In this study, shaking table tests were conducted on a structural model of a flat-bottom steel silo to understand the interaction between granular materials and the silo. The dynamic horizontal pressures induced by granular materials on silo walls were evaluated and compared with existing codes (Chinese code and Eurocode 8) and classical pressure theories. In addition, the interaction between the flat-bottom model silo and granular materials under an earthquake was numerically studied. The nonlinearity of the granular materials was modeled using the finite element method based on an equivalent linear model. The results indicated that the calculation results for the shallow silo model from the Chinese code based on Rankine theory were closer to the actual situation of static horizontal pressures on the silo wall. Under seismic excitation, the horizontal pressure increased with the increase in the peak ground acceleration (PGA) and height of the silo, and the maximum dynamic horizontal pressures appeared at the top of the silo.
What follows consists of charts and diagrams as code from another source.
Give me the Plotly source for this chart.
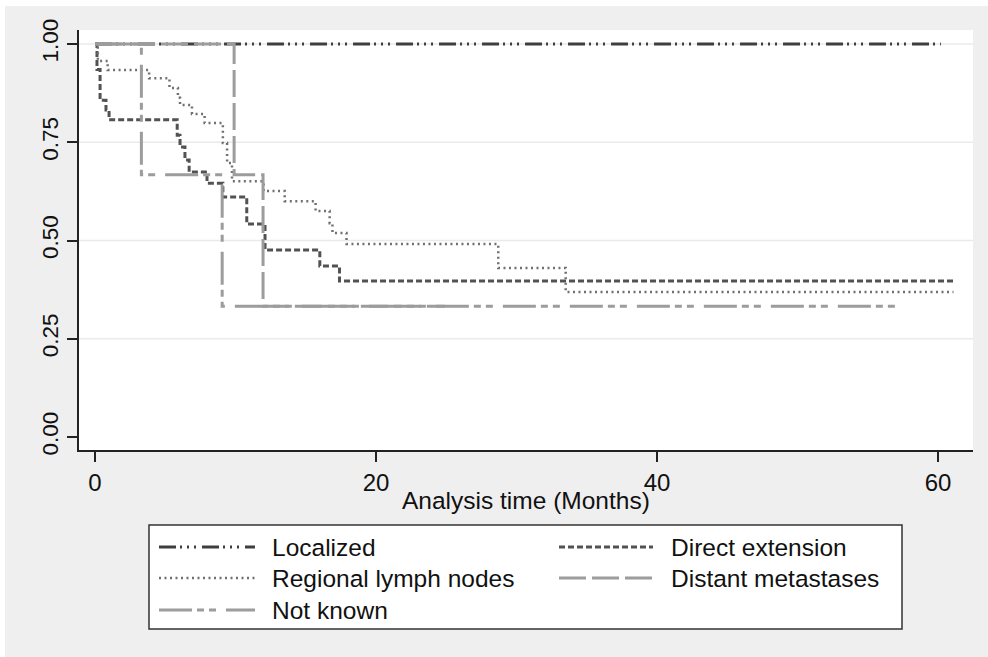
import plotly.graph_objects as go

# ---- data ----
localized_t = [0, 60.2]
localized_s = [1.0, 1.0]

direct_t = [0, 0.14, 0.36, 0.78, 1.0, 5.85, 6.05, 6.4, 6.7, 7.97, 9.1, 10.8, 12.1, 16.0, 17.4, 61.1]
direct_s = [1.0, 0.935, 0.857, 0.832, 0.807, 0.768, 0.738, 0.705, 0.674, 0.646, 0.611, 0.542, 0.476, 0.435, 0.397, 0.397]

regional_t = [0, 0.2, 0.9, 3.85, 5.3, 5.9, 6.05, 6.9, 7.8, 9.1, 9.4, 9.75, 12.0, 13.5, 15.7, 16.7, 16.9, 17.9, 28.7, 33.5, 61.1]
regional_s = [1.0, 0.957, 0.934, 0.913, 0.888, 0.863, 0.845, 0.822, 0.799, 0.748, 0.697, 0.651, 0.626, 0.600, 0.575, 0.544, 0.519, 0.491, 0.430, 0.369, 0.369]

distant_t = [0, 9.9, 11.96, 24.9]
distant_s = [1.0, 0.667, 0.333, 0.333]

notknown_t = [0, 3.3, 9.05, 57.6]
notknown_s = [1.0, 0.667, 0.333, 0.333]

series_names = ["Localized", "Direct extension", "Regional lymph nodes", "Distant metastases", "Not known"]
x_ticks = [0, 20, 40, 60]
y_ticks = [0.0, 0.25, 0.5, 0.75, 1.0]
y_tick_text = ["0.00", "0.25", "0.50", "0.75", "1.00"]
grid_vals = [0.25, 0.5, 0.75, 1.0]
x_title = "Analysis time (Months)"

# ---- styles ----
styles = [
    dict(color="#3e3e3e", width=3, dash="17px,4px,2px,5px,2px,5px,2px,6px"),
    dict(color="#525252", width=3, dash="6px,3px"),
    dict(color="#707070", width=2.5, dash="2px,3.5px"),
    dict(color="#9c9c9c", width=3, dash="27px,6px"),
    dict(color="#9c9c9c", width=3, dash="33px,5px,7px,5px,7px,10px"),
]

W, H = 988, 657
L, R, T, B = 79, 15, 30, 207
PW, PH = W - L - R, H - T - B

def px_x(p):
    return (p - L) / PW

def px_y(p):
    return (H - B - p) / PH

FONT = "Liberation Sans, Arial, Helvetica, sans-serif"

fig = go.Figure()
data = [(localized_t, localized_s), (direct_t, direct_s), (regional_t, regional_s),
        (distant_t, distant_s), (notknown_t, notknown_s)]
for (t, s), name, st in zip(data, series_names, styles):
    fig.add_trace(go.Scatter(x=t, y=s, mode="lines", name=name, line_shape="hv",
                             line=st, showlegend=False, hoverinfo="skip"))

shapes = []
# gridlines
for g in grid_vals:
    shapes.append(dict(type="line", xref="paper", yref="y", x0=0, x1=1, y0=g, y1=g,
                       line=dict(color="#eaeaea", width=1.5), layer="below"))
# white border strips of the outer frame
shapes.append(dict(type="rect", xref="paper", yref="paper", x0=px_x(0), x1=px_x(W + 5),
                   y0=px_y(6), y1=px_y(-5), fillcolor="white", line=dict(width=0), layer="below"))
shapes.append(dict(type="rect", xref="paper", yref="paper", x0=px_x(-5), x1=px_x(5),
                   y0=px_y(H + 5), y1=px_y(-5), fillcolor="white", line=dict(width=0), layer="below"))
# legend box
shapes.append(dict(type="rect", xref="paper", yref="paper", x0=px_x(149), x1=px_x(902),
                   y0=px_y(629), y1=px_y(525), fillcolor="white",
                   line=dict(color="#333333", width=1.5), layer="above"))

annotations = []
legend_pos = [(159, 255, 270, 547), (559, 653, 669, 547), (159, 255, 270, 578),
              (559, 653, 669, 578), (159, 255, 270, 610)]
for (sx0, sx1, tx, ty), name, st in zip(legend_pos, series_names, styles):
    shapes.append(dict(type="line", xref="paper", yref="paper", x0=px_x(sx0), x1=px_x(sx1),
                       y0=px_y(ty), y1=px_y(ty), line=st, layer="above"))
    annotations.append(dict(xref="paper", yref="paper", x=px_x(tx), y=px_y(ty), text=name,
                            showarrow=False, xanchor="left", yanchor="middle",
                            font=dict(family=FONT, size=24.5, color="#111111")))

# x-axis title
annotations.append(dict(xref="paper", yref="paper", x=0.5, y=px_y(500), text=x_title,
                        showarrow=False, xanchor="center", yanchor="middle",
                        font=dict(family=FONT, size=24.5, color="#111111")))

fig.update_layout(
    width=W, height=H, autosize=False,
    margin=dict(l=L, r=R, t=T, b=B),
    paper_bgcolor="#efefef", plot_bgcolor="white",
    showlegend=False,
    shapes=shapes, annotations=annotations,
    font=dict(family=FONT, color="#111111"),
)
fig.update_xaxes(
    range=[-1.14, 62.49], tickvals=x_ticks, ticktext=[str(v) for v in x_ticks],
    showgrid=False, zeroline=False, showline=True, linecolor="#222222", linewidth=1.5,
    ticks="outside", ticklen=10, tickwidth=1.5, tickcolor="#222222",
    tickfont=dict(size=24, family=FONT, color="#111111"),
)
fig.update_yaxes(
    range=[-0.033, 1.0356], tickvals=y_ticks, ticktext=y_tick_text, tickangle=-90,
    showgrid=False, zeroline=False, showline=True, linecolor="#222222", linewidth=1.5,
    ticks="outside", ticklen=10, tickwidth=1.5, tickcolor="#222222",
    tickfont=dict(size=22.5, family=FONT, color="#111111"),
)

fig.write_html("out.html")
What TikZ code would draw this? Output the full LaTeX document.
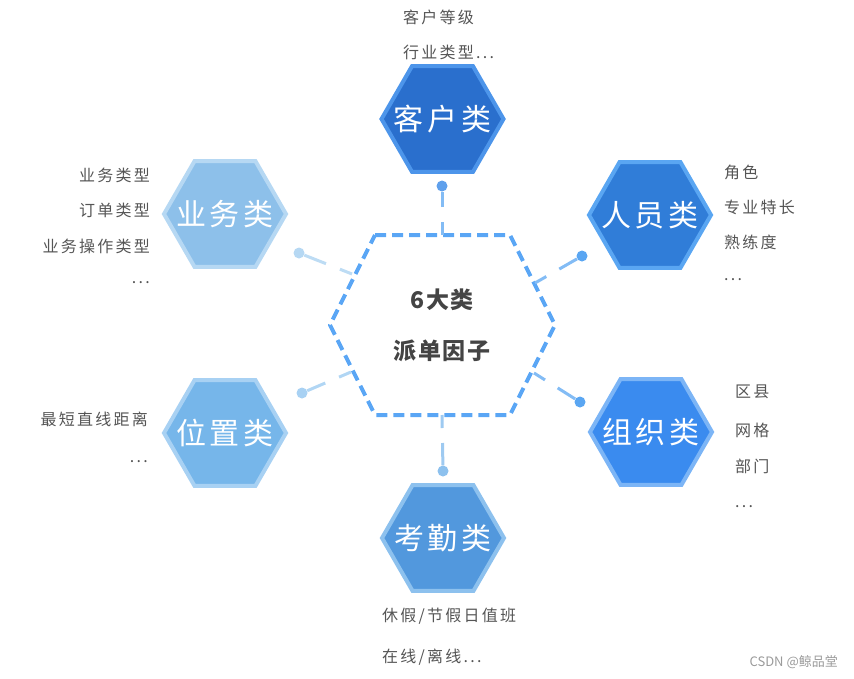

A higher PGA level considerably affected the peak lateral pressure in the upper part of the silo. The relative dynamic horizontal pressures were lower than the predicted results of Eurocode 8, indicating that the designed pressures for the shallow silo in the specification were conservative. The sum of the static and dynamic pressures of the simulation results was close to that of the experimental results for the steel silo, and the pressure distribution trend along the silo wall height remained generally consistent. The finite element method also confirmed the influence of different PGA levels on the pressure distribution of the steel silo.